Use Your Own Photos
Before I get into why this is important, I want to explain what my definition of “own photos” is. When I use that phrase, I mean using photos that you have personally taken and edited. I am not considering images used from someone the writer may know as “own photos”.
Using personal photos brings a new element to your piece, and it reveals a depiction of who you are as an artist. Using Unsplash or other platforms is easy when trying to piece together an article. Yet, I find more value when people use their photos.
Photos are an added element that highlights an author’s authenticity. As dramatic as it may sound, I am more apt to read an article that includes photos taken by the author. It tells me that the author took the time to be mindful of what they are projecting to their audience.

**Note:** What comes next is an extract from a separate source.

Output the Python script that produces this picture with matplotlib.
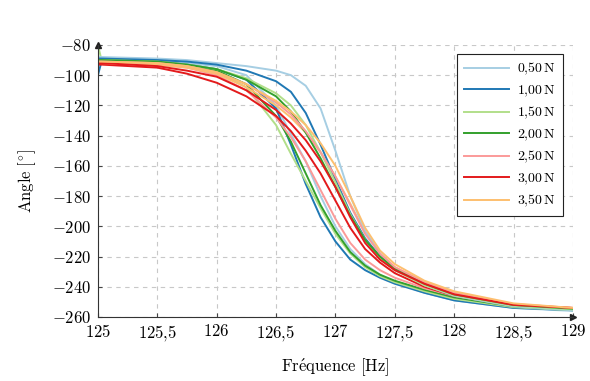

This brief article is probably more of an expression of my inner artist than it is demanding that everyone follow the same exact formula. However, I genuinely believe that when someone puts the time and effort into taking, editing, and using their own pictures, then it connects more with the reader. To me, it fully completes a substantial piece of writing.
Pictures provide a personal perspective that enriches the author’s work. When a writer offers their photos, it allows readers a brief glimpse into what is important to the writer. It helps drive home some of the points that the writer is trying to make. If the picture sticks out enough, it could become a constant reminder of your work every time someone sees something that reminds them of your photo.
Words are extremely powerful, but pictures are equally as powerful. There are many different learning styles. There’s a good chance that many of us writers didn’t learn in the same ways many of our peers did. With that in mind, providing visual learners with meaningful photos may help bring the writer’s content to life in a way that wasn’t initially expected.